Drastic cuts to gas supplies from Russia to Europe this year have turned Norway into the European Union’s main source of the fuel. Before the Ukrainian war, the Scandinavian nation was covering just 20% of the 27-nation bloc’s gas demand, compared to Russia’s 40%.
After ramping up its production, Norway can now deliver nearly 90 billion cubic metres of gas to the EU this year, or nearly 25% of the bloc’s demand, according to research firm Rystad Energy. That’s higher than the 20% Russia will likely provide. For Britain, Norwegian gas imports could rise from 41% of total demand in 2021 to nearly 50% in 2022.
Thanks to soaring fuel prices, Norway is in an enviable position. It can expect revenue from petroleum to triple to a record 933 billion Norwegian crowns (93.7 billion euros) this year. Net profit at energy giant Equinor rose 2.5 times to $6.8 billion year-on-year for the second quarter of 2022. Oslo also sits atop a $1.1 trillion sovereign wealth fund.
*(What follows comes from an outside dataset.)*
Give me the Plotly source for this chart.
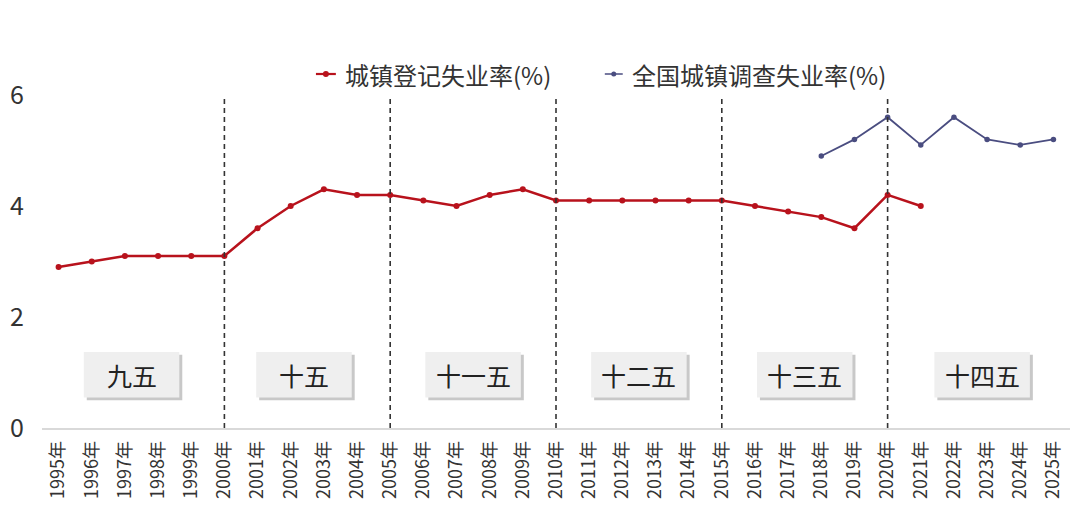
import plotly.graph_objects as go

years = [f"{y}年" for y in range(1995, 2026)]
registered = [2.9, 3.0, 3.1, 3.1, 3.1, 3.1, 3.6, 4.0, 4.3, 4.2, 4.2, 4.1, 4.0, 4.2, 4.3,
              4.1, 4.1, 4.1, 4.1, 4.1, 4.1, 4.0, 3.9, 3.8, 3.6, 4.2, 4.0]
survey_years = [f"{y}年" for y in range(2018, 2026)]
survey = [4.9, 5.2, 5.6, 5.1, 5.6, 5.2, 5.1, 5.2]
series_names = ["城镇登记失业率(%)", "全国城镇调查失业率(%)"]
plan_labels = ["九五", "十五", "十一五", "十二五", "十三五", "十四五"]
plan_starts = [1995, 2000, 2005, 2010, 2015, 2020]
y_ticks = [0, 2, 4, 6]

FONT = "Noto Sans CJK SC"
RED = "#b8121c"
BLUE = "#4a4d80"
W, H = 1080, 515
ML, MR, MT, MB = 38, 10, 95, 87
PW, PH = W - ML - MR, H - MT - MB


def px_to_paper_x(px):
    return (px - ML) / PW


def py_to_paper_y(py):
    return (H - MB - py) / PH


fig = go.Figure()
fig.add_trace(go.Scatter(
    x=years[:len(registered)], y=registered, mode="lines+markers",
    name=series_names[0],
    line=dict(color=RED, width=2.5), marker=dict(color=RED, size=6)))
fig.add_trace(go.Scatter(
    x=survey_years, y=survey, mode="lines+markers",
    name=series_names[1],
    line=dict(color=BLUE, width=1.8), marker=dict(color=BLUE, size=5.5)))

shapes = []
annotations = []
first = 1995
# dashed separators at plan boundaries
for s in plan_starts[1:]:
    xi = s - first
    shapes.append(dict(type="line", xref="x", yref="y", x0=xi, x1=xi, y0=0, y1=5.93,
                       line=dict(color="#333333", width=1.6, dash="5px,4px"), layer="above"))

# plan label boxes
offsets = [2.2, 2.4, 2.5, 2.5, 2.5, 2.85]
half_w = 1.44
for lab, s, off in zip(plan_labels, plan_starts, offsets):
    cx = s - first + off
    shapes.append(dict(type="rect", xref="x", yref="y",
                       x0=cx - half_w + 0.09, x1=cx + half_w + 0.09, y0=0.50, y1=1.32,
                       fillcolor="#9a9a9a", line=dict(width=0), layer="below", opacity=0.55))
    shapes.append(dict(type="rect", xref="x", yref="y",
                       x0=cx - half_w, x1=cx + half_w, y0=0.55, y1=1.37,
                       fillcolor="#efefef", line=dict(width=0), layer="below"))
    annotations.append(dict(x=cx, y=0.96, xref="x", yref="y", text=lab, showarrow=False,
                            font=dict(family=FONT, size=25, color="#222222")))

# custom legend (short symbol lines like the original)
leg_y = py_to_paper_y(74)
leg_items = [(313, 333, 340, RED, 2.2, 6), (603, 621, 628, BLUE, 1.5, 5)]
for (x0, x1, tx, col, lw, ms), name in zip(leg_items, series_names):
    shapes.append(dict(type="line", xref="paper", yref="paper",
                       x0=px_to_paper_x(x0), x1=px_to_paper_x(x1), y0=leg_y, y1=leg_y,
                       line=dict(color=col, width=lw)))
    cxp = px_to_paper_x((x0 + x1) / 2)
    shapes.append(dict(type="circle", xref="paper", yref="paper",
                       xsizemode="pixel", ysizemode="pixel", xanchor=cxp, yanchor=leg_y,
                       x0=-ms / 2, x1=ms / 2, y0=-ms / 2, y1=ms / 2,
                       fillcolor=col, line=dict(width=0)))
    annotations.append(dict(x=px_to_paper_x(tx), y=leg_y, xref="paper", yref="paper",
                            xanchor="left", yanchor="middle", text=name, showarrow=False,
                            font=dict(family=FONT, size=24, color="#333333")))

fig.update_layout(
    width=W, height=H,
    margin=dict(l=ML, r=MR, t=MT, b=MB),
    paper_bgcolor="white", plot_bgcolor="white",
    font=dict(family=FONT, color="#333333"),
    showlegend=False,
    shapes=shapes, annotations=annotations,
)
fig.update_xaxes(type="category", categoryorder="array", categoryarray=years,
                 range=[-0.5, len(years) - 0.5],
                 showgrid=False, showline=True, linecolor="#d9d9d9", linewidth=1.5,
                 tickangle=-90, tickfont=dict(family=FONT, size=18, color="#333333"),
                 ticks="", ticklabelstandoff=4, zeroline=False)
fig.update_yaxes(range=[0, 6], tickvals=y_ticks, showgrid=False, zeroline=False,
                 showline=False, tickfont=dict(family=FONT, size=25, color="#333333"),
                 ticks="", ticklabelstandoff=17)

fig.write_html("out.html")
With so much spare cash, and a nation of just 5 million inhabitants, it has the elbow room to cut its struggling allies some slack, as a severe gas crunch could topple the EU into a recession.
But offering discounts in a seller’s market makes little financial sense.
However, Jonas Gahr Store will take into consideration that a financially stretched EU, would certainly damage trade with Oslo. The EU is their largest trading partner, to which Norway exported 75 billion euros’ worth of goods in 2021, about 60% of the total. More than 90% of Norwegian gas heads to the EU and Britain every year, so being proactive and offering the EU a solution, is the smart move.
EU ministers are meeting today, Friday 9th Sept, to discuss imposing a cap on Russian gas imports to curb costs. If Oslo offers a temporary discount on existing bilateral contracts, it will avoid giving the impression of being bullied and find some love from within the EU.
It would also demonstrate that Norway recognises the need for European solidarity at a time when month-ahead gas contracts are currently trading at 210 euros per megawatt hour, which is five times summer 2021 levels.
For Norway, easing Europe’s economic pain will yield dividends of its own.